What the task requires: Leave the pictures out. Retype exactly the lines below from the one containing "Recreate this image" through the one containing "W, H = 422, 306", and no others.

::: The input

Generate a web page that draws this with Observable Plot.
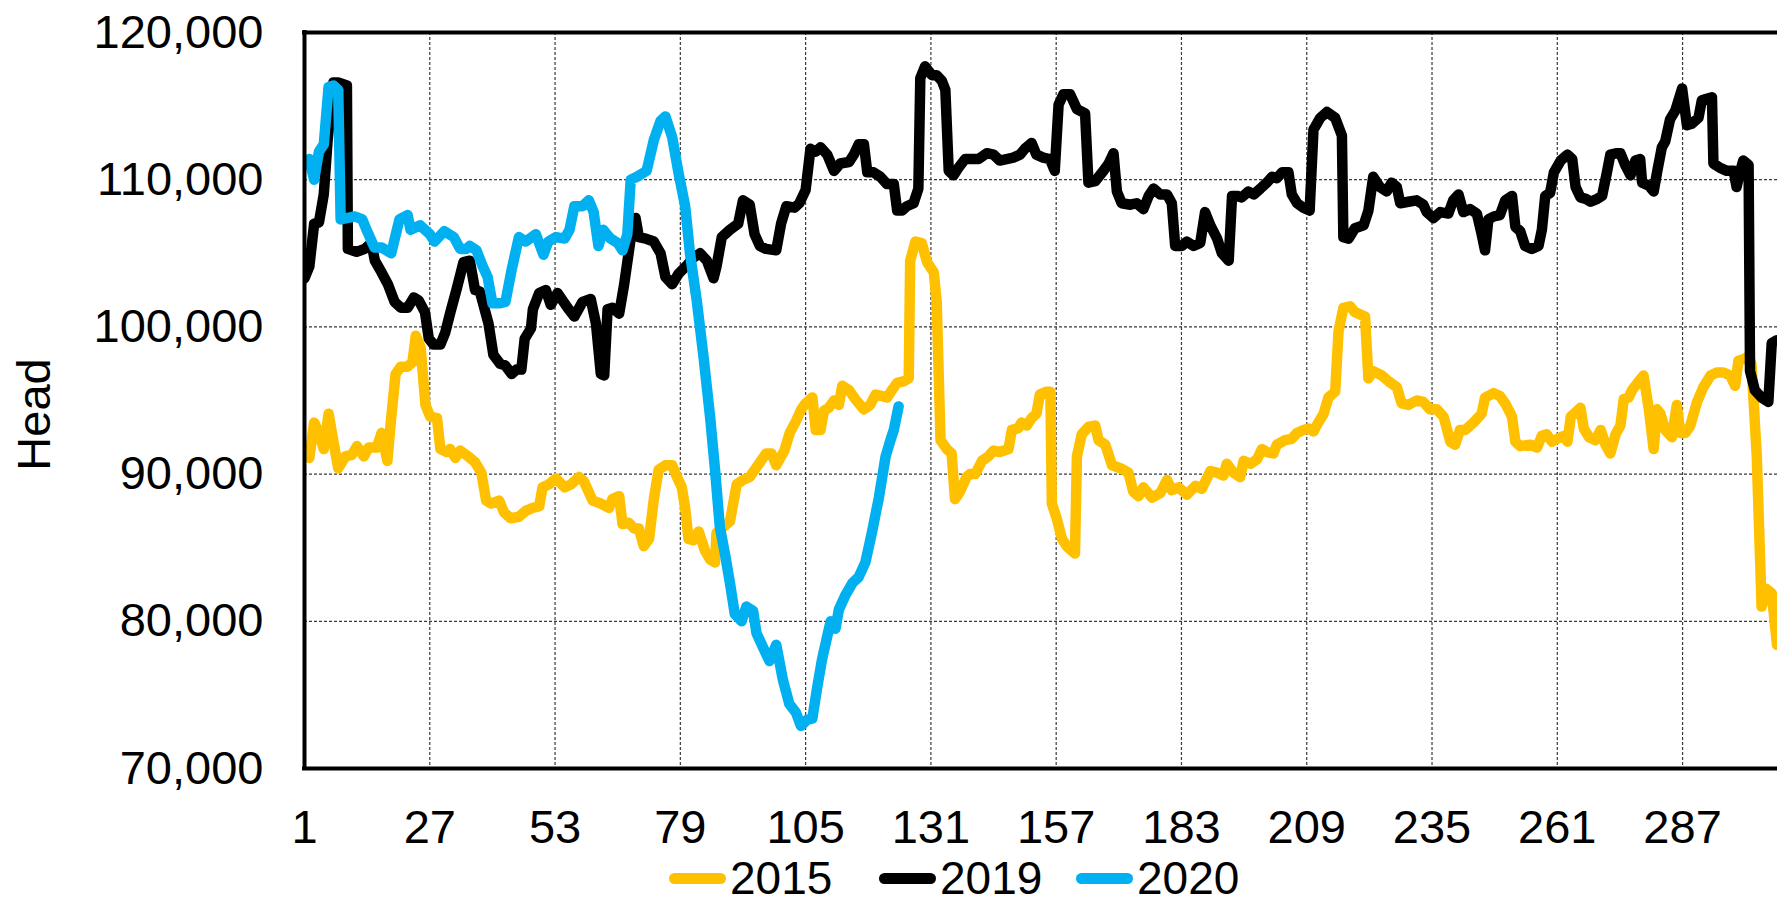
<!DOCTYPE html>
<html><head><meta charset="utf-8">
<script src="https://cdn.jsdelivr.net/npm/d3@7"></script>
<script src="https://cdn.jsdelivr.net/npm/@observablehq/plot@0.6"></script>
<style>
html,body{margin:0;padding:0;background:#fff;overflow:hidden;}
#wrap{position:relative;width:1777px;height:905px;overflow:hidden;font-family:Arial,"Liberation Sans",sans-serif;color:#000;}
#chart svg{overflow:hidden;display:block;}
.item{position:absolute;top:852px;display:flex;align-items:center;font-size:46px;line-height:52px;height:52px;white-space:nowrap;}
.sw{width:57px;height:11px;border-radius:5.5px;margin-right:4px;}
</style></head><body>
<div id="wrap"><div id="chart"></div><div id="legend"></div></div>
<script>
const seriesNames = ["2015", "2019", "2020"];
const seriesColors = ["#FFC000", "#000000", "#00B0F0"];
const xTicks = [1, 27, 53, 79, 105, 131, 157, 183, 209, 235, 261, 287];
const yTicks = [70000, 80000, 90000, 100000, 110000, 120000];
const yLabel = "Head";

const days2015 = [1,2,3,4,5,6,7,8,9.5,10.8,11.9,13.3,14.3,16,17,18.2,18.9,19.9,21,22.4,23.4,24.1,25.1,26.1,27.1,28.5,29.2,30.5,31.2,32.3,33.3,35,36.4,37.7,38.7,39.7,41.4,42.4,43.8,45.5,46.9,48.3,49.7,50.4,51.7,53.2,55,56.3,58,59,60.8,62.5,64.2,64.9,66.3,67,68.3,69.4,70.4,71.4,72.5,73.5,74.5,75.9,77.3,78.3,79.3,80,80.7,81.7,82.8,84.1,85.2,86.2,86.5,87.9,89.3,90.7,92,93.4,95.1,96.8,97.9,98.9,100.6,101.7,103,104.1,105,106.4,107.1,108.1,108.8,109.8,110.9,111.9,112.6,114,115.3,117.1,118.4,119.5,120.9,121.9,122.9,124,125.3,126.4,126.7,127.8,129.1,130.2,131.6,132.2,133,134.3,135.3,136,137,138.4,139.1,140.2,141.6,142.9,144,145.3,147.1,147.8,149.1,149.8,150.9,151.9,152.9,153.6,155,155.8,156.1,157.1,158.2,159.2,160.9,161.3,162.3,163.7,165.1,165.8,167.2,168.6,170.3,172,173,174.1,175.1,176.9,178.6,180,181,182.4,184.1,185.9,187.2,189,190.4,191.7,192.4,193.8,195.2,195.9,197.3,198.7,199.7,200.7,202.1,202.8,204.5,205.9,207,208.3,209.4,210.4,211.4,212.5,213.5,214.9,215.6,216.6,218,219,221.1,221.8,222.8,224.6,226,227.7,228.7,230.1,231.8,233.2,234.6,236,237.4,238.8,239.8,240.8,241.9,243.6,245.3,246,247.8,249.1,250.2,251.6,252.3,253.3,255.4,256.8,257.8,258.8,259.9,261,262.4,263.1,263.8,264.8,265.8,266.5,267.6,268.9,270,271,272,273.1,274.1,274.8,275.8,276.5,277.9,278.9,280,281,281.7,282.4,283.4,284.8,285.8,286.5,287.6,288.6,290,291.3,292.8,294.1,295.5,296.9,297.9,298.6,299.6,300.7,301.3,302.4,303.4,304.4,305.5,306.6];
const head2015 = [91400,91100,93500,92800,91700,94100,92200,90400,91200,91300,91900,91200,91800,91800,92800,90900,93500,96800,97300,97300,97600,99400,98600,94700,93900,93800,91700,91500,91700,91100,91600,91200,90800,90100,88200,88000,88200,87400,87000,87100,87500,87700,87800,89100,89300,89700,89100,89300,89800,89500,88200,88000,87700,88300,88500,86600,86700,86300,86300,85100,85600,88300,90300,90600,90600,89800,89100,87700,85600,85500,86100,84800,84200,84000,86000,86400,86800,89300,89600,89800,90600,91400,91400,90600,91600,92800,93600,94400,94800,95200,93000,93000,94300,94500,95000,94700,96000,95700,95100,94400,94700,95400,95300,95200,95700,96200,96300,96500,104500,105800,105700,104400,103700,101700,92300,91700,91400,88300,88800,89800,90000,90000,90900,91200,91600,91500,91700,93000,93100,93500,93300,93800,94100,95400,95600,95600,88000,87000,85600,85100,84600,91200,92700,93200,93300,92300,92000,90600,90400,90100,88800,88500,89100,88400,88700,89600,88900,89100,88600,89200,89000,90200,90100,89900,90700,90100,89800,90900,90700,91000,91700,91500,91400,92000,92300,92400,92800,93000,93100,92900,93500,94100,95200,95600,99700,101300,101400,101000,100700,96500,97000,96700,96300,95900,94800,94700,95000,94900,94400,94400,93900,92200,92000,93000,93000,93500,94100,95200,95500,95300,94800,93900,92200,91900,92000,91800,92600,92700,92200,92400,92600,92200,93900,94200,94500,93100,92500,92300,93000,92000,91400,92700,93300,95100,95200,95700,96300,96700,94400,91700,94400,94100,93000,92500,94700,92800,92800,93300,94900,95900,96700,96900,96900,96700,96000,97700,97800,98000,97500,91200,81000,82200,81900,78400];

const days2019 = [1,2,3,4,5,5.8,7,8,9.8,10,11.8,13.5,14.9,15.6,17,18.3,19.7,21,22.4,23.7,24.7,26,26.8,27.8,29.2,30.2,31.2,32.6,34,35.3,36.4,37.4,39.2,40.2,41.6,42.6,44,45,46,46.7,48,48.4,49.7,51.1,52.1,53.5,55.6,57,58.7,60.4,61.5,62.5,63.2,63.9,64.9,66.3,67.3,68.7,69.7,70.4,71.8,73.5,74.9,75.9,77.3,78.6,80.4,81.7,83.1,84.5,85.9,86.5,87.6,89.3,91,92,93.4,94.4,95.5,96.8,98.9,99.9,101,102.7,103.7,105,106,107.1,108.1,109.5,110.9,112.2,114,115,116,117.1,117.8,119.1,120.5,121.9,123.3,124,125,126,127.4,128.4,128.8,129.8,131.2,132.2,133.3,134,134.7,135.7,136.7,138.1,139.5,140.9,142.6,144,145.3,146.7,148.1,149.5,150.5,151.9,152.9,154.3,155.7,156.7,157.5,158.5,159.9,161.3,163,163.7,165.1,166.8,167.9,168.9,169.6,170.6,172.4,173.7,175.1,176.2,177.2,178.6,180,181,181.7,183.1,184.1,185.5,186.9,187.9,189,190.4,191.4,192.8,193.5,194.5,195.5,196.9,198,199.4,200.7,201.8,202.8,203.9,205.2,205.9,207,208.3,209.6,210.4,211.8,213.2,214.9,216.3,216.6,217.7,219,220.8,221.8,222.8,224.2,225.6,226.6,227.7,228.4,230.1,231.8,233.2,233.9,235.3,236.7,238.4,239.4,240.5,241.5,242.9,244.3,245.3,246,246.7,247.8,249.1,250.2,251.6,252.3,253.3,254.3,255.7,257.1,257.8,258.5,259.5,260.3,261.7,263.1,264.1,264.8,265.8,266.9,267.9,269.3,270.3,271.3,272,273.4,274.1,275.1,276.2,277.2,278.2,278.6,280,281,281.7,282.7,283.4,284.4,285.5,286.9,287.9,288.9,290.3,291,292,293.1,293.4,294.8,296.2,297.6,298.2,298.9,299.6,300.7,301,302,303.4,304.8,305.5,306.6];
const head2019 = [103300,104100,107000,107100,109000,112700,116600,116600,116400,105300,105100,105300,105700,104500,103700,102900,101700,101300,101300,102000,101800,101000,99200,98800,98800,99600,100900,102600,104400,104500,102500,102400,100200,98100,97500,97400,96800,97100,97100,99200,99900,101200,102300,102500,101500,102300,101300,100700,101700,101900,100200,96800,96700,101200,101300,100900,102800,106000,107400,106100,106000,105800,105000,103400,102900,103600,104200,104700,105000,104500,103300,104100,106100,106600,107000,108600,108300,106300,105500,105300,105200,107000,108200,108100,108400,109300,112100,111900,112200,111700,110600,111100,111200,111700,112400,112400,110500,110500,110200,109700,109700,107900,107900,108200,108400,109400,116900,117700,117100,117100,116700,116100,110600,110300,110800,111400,111400,111400,111800,111700,111300,111400,111500,111700,112100,112500,111700,111500,111400,110600,115100,115800,115800,114800,114500,109800,109900,110600,111100,111800,109200,108400,108300,108400,108000,108900,109400,109000,109000,108400,105500,105500,105800,105500,105700,107800,106900,106000,105000,104500,108900,108900,108800,109200,109000,109400,109800,110200,110100,110500,110500,109000,108400,108100,107900,113400,114200,114600,114200,113000,106100,106000,106700,106900,107900,110200,109500,109200,109800,109500,108400,108500,108600,108300,107800,107400,107800,107700,108600,109000,107800,108000,107700,106300,105200,107300,107500,107600,108600,108900,106800,106500,105500,105300,105500,106600,108900,109100,110500,111300,111700,111400,109500,108800,108700,108500,108700,108900,110500,111700,111800,111800,111000,110300,111300,111400,109800,109600,109200,110500,112200,112600,114100,114700,116200,113700,113800,114200,115400,115500,115600,111100,110800,110600,110600,109500,110500,111300,111000,97000,95700,95200,94900,98900,99100];

const days2020 = [1,2,3,4,5,6,7,8,8.5,10,11.5,13,14,15.5,17,19,20.7,22.4,23,25,27,28,30,32,33.3,34.6,35.3,36.7,38,39,40,41.4,42.7,44,45.5,46.9,49,50.6,51.6,53.2,55,56,57,58.7,60,61,62,63,64.5,66,67,68,68.7,70,72,73.5,74.9,75.9,77.3,78.6,80,81,82.4,83.8,85.2,86.2,87.2,88.3,89.3,90.3,91.7,92.7,94.1,94.8,96.2,97.5,98.9,100.3,101.6,103,104,105.3,106.4,107.4,108.4,109.5,110.2,111.2,111.9,113.3,114.7,116,117.4,118.8,120.2,121.6,122.6,123.3,124.3];
const head2020 = [111000,111400,110000,111900,112400,116300,116400,116100,107300,107400,107500,107300,106500,105400,105400,105000,107300,107600,106600,106900,106300,105800,106500,106100,105300,105300,105500,105200,104100,103400,101600,101600,101700,103900,106100,105800,106300,104900,105800,106100,106000,106600,108200,108200,108600,107800,105500,106600,106000,105700,105200,106300,110000,110200,110600,112700,114000,114300,112900,110500,108200,105000,101800,98000,93800,90300,86400,84500,82600,80500,80000,81000,80700,79200,78200,77300,78400,76000,74400,73800,72900,73300,73400,75500,77400,79000,80000,79500,80800,81800,82600,83000,84000,86100,88400,91200,92300,93000,94600];

const seriesDays = [days2015, days2019, days2020];
const seriesHeads = [head2015, head2019, head2020];
const rows = seriesNames.flatMap((name, i) =>
  seriesDays[i].map((d, j) => ({year: name, day: d, head: seriesHeads[i][j]})));

const font = 'Arial, "Liberation Sans", sans-serif';
const gridStyle = {stroke: "#3a3a3a", strokeOpacity: 1, strokeWidth: 1.2, strokeDasharray: "3,2"};

const plot = Plot.plot({
  width: 1777,
  height: 852,
  marginLeft: 304,
  marginRight: 0,
  marginTop: 32,
  marginBottom: 84,
  style: {fontFamily: font, fontSize: "47px", color: "#000", background: "#fff", overflow: "hidden"},
  x: {domain: [1, 306.7]},
  y: {domain: [yTicks[0], yTicks[yTicks.length - 1]]},
  color: {domain: seriesNames, range: seriesColors},
  marks: [
    Plot.gridX(xTicks.slice(1), gridStyle),
    Plot.gridY(yTicks.slice(1, -1), gridStyle),
    Plot.line(rows, {x: "day", y: "head", z: "year", stroke: "year", strokeWidth: 10.5,
      strokeLinejoin: "round", strokeLinecap: "round", clip: true}),
    Plot.ruleY([yTicks[0], yTicks[yTicks.length - 1]], {stroke: "#000", strokeWidth: 4, strokeLinecap: "square"}),
    Plot.ruleX([xTicks[0]], {stroke: "#000", strokeWidth: 4, strokeLinecap: "square"}),
    Plot.axisX(xTicks, {tickSize: 0, tickPadding: 41, fontSize: 47, label: null}),
    Plot.axisY(yTicks, {tickSize: 0, tickPadding: 41, fontSize: 47, label: null, tickFormat: d3.format(",")}),
    Plot.text([yLabel], {text: d => d, frameAnchor: "left", textAnchor: "middle", rotate: -90, dx: -270, dy: 14, fontSize: 47, fill: "#000"})
  ]
});
document.getElementById("chart").appendChild(plot);

const legend = document.getElementById("legend");
const legendLeft = [669, 879, 1076];
seriesNames.forEach((name, i) => {
  const item = document.createElement("div");
  item.className = "item";
  item.style.left = legendLeft[i] + "px";
  const sw = document.createElement("span");
  sw.className = "sw";
  sw.style.background = seriesColors[i];
  const label = document.createElement("span");
  label.textContent = name;
  item.appendChild(sw);
  item.appendChild(label);
  legend.appendChild(item);
});
</script>
</body></html>
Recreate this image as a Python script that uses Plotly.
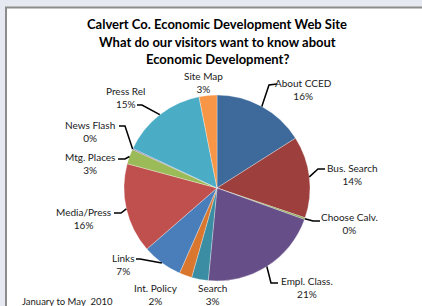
import plotly.graph_objects as go
import math

W, H = 422, 306

categories = ["About CCED", "Bus. Search", "Choose Calv.", "Empl. Class.", "Search",
              "Int. Policy", "Links", "Media/Press", "Mtg. Places", "News Flash",
              "Press Rel", "Site Map"]
values = [16.0, 14.2, 0.3, 21.0, 2.9, 2.2, 7.0, 15.6, 2.6, 0.2, 14.9, 3.1]
colors = ["#3E6A9B", "#9C3F3D", "#86A34A", "#664F88", "#3A8DA2", "#D9772E",
          "#4A7EBB", "#C0504D", "#9BBB59", "#8064A2", "#4BACC6", "#F79646"]

title_lines = ["Calvert Co. Economic Development Web Site",
               "What do our visitors want to know about",
               "Economic Development?"]
footnote = "January to May  2010"

# layout (pixel) constants
CX, CY, R = 217, 188, 93
title_y = [24.5, 42, 59.5]
label_pos = {
    "About CCED": (303, 89), "Bus. Search": (352, 174), "Choose Calv.": (349, 224),
    "Empl. Class.": (307, 287), "Search": (212, 294), "Int. Policy": (156, 294),
    "Links": (123, 264), "Media/Press": (83, 218), "Mtg. Places": (90, 163),
    "News Flash": (90, 131), "Press Rel": (125, 98), "Site Map": (203, 82.5),
}
# leader elbows (pixel)
leader = {
    "About CCED": [(269, 85), (277, 84)],
    "Bus. Search": [(318, 169), (325, 169)],
    "Choose Calv.": [(313, 221), (320, 221)],
    "Empl. Class.": [(271, 283), (278, 283)],
    "Links": [(140, 259), (136, 259)],
    "Media/Press": [(121, 213), (114, 213)],
    "Mtg. Places": [(125, 159), (118, 159)],
    "News Flash": [(125, 126), (119, 126)],
    "Press Rel": [(142, 105), (137, 105)],
}

def px(x):
    return x / W

def py(y):
    return 1 - y / H

FONT = "Lato"
BG = "#E6E9F1"
fig = go.Figure()
fig.add_trace(go.Pie(
    labels=categories, values=values, sort=False, direction="clockwise",
    rotation=0, textinfo="none", hoverinfo="label+percent",
    marker=dict(colors=colors, line=dict(color="rgba(255,255,255,0.6)", width=0.5)),
    domain=dict(x=[px(CX - R), px(CX + R)], y=[py(CY + R), py(CY - R)]),
    showlegend=False,
))

shapes = [dict(type="rect", xref="paper", yref="paper",
               x0=px(6), x1=px(W + 10), y0=py(H + 10), y1=py(7.5),
               fillcolor="white", line=dict(color="#8C8C8C", width=2), layer="below")]

total = sum(values)
cum = 0
annotations = []
for name, v in zip(categories, values):
    mid = (cum + v / 2) / total * 2 * math.pi
    cum += v
    sx, sy = CX + R * math.sin(mid), CY - R * math.cos(mid)
    pct = round(v / total * 100)
    lx, ly = label_pos[name]
    annotations.append(dict(x=px(lx), y=py(ly), xref="paper", yref="paper",
                            text=f"{name}<br>{pct}%", showarrow=False,
                            font=dict(family=FONT, size=10, color="#1a1a1a"),
                            xanchor="center", yanchor="middle", align="center"))
    if leader.get(name):
        pts = [(sx, sy)] + leader[name]
        path = "M " + " L ".join(f"{px(x)},{py(y)}" for x, y in pts)
        shapes.append(dict(type="path", xref="paper", yref="paper", path=path,
                           line=dict(color="black", width=1.5)))

for t, ty in zip(title_lines, title_y):
    annotations.append(dict(x=px(217), y=py(ty), xref="paper", yref="paper",
                            text=f"<b>{t}</b>", showarrow=False,
                            font=dict(family=FONT, size=13, color="black"),
                            xanchor="center", yanchor="middle", align="center"))
annotations.append(dict(x=px(20), y=py(301), xref="paper", yref="paper",
                        text=footnote, showarrow=False,
                        font=dict(family=FONT, size=9.5, color="#1a1a1a"),
                        xanchor="left", yanchor="middle"))

fig.update_layout(width=W, height=H, margin=dict(l=0, r=0, t=0, b=0),
                  paper_bgcolor=BG, plot_bgcolor="white",
                  shapes=shapes, annotations=annotations)
fig.write_html("out.html", config={"displayModeBar": False},
               post_script=f"document.body.style.margin='0';document.body.style.background='{BG}';document.body.style.overflow='hidden';")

::::::

Right answer:
Recreate this image as a Python script that uses Plotly.
import plotly.graph_objects as go
import math

W, H = 422, 306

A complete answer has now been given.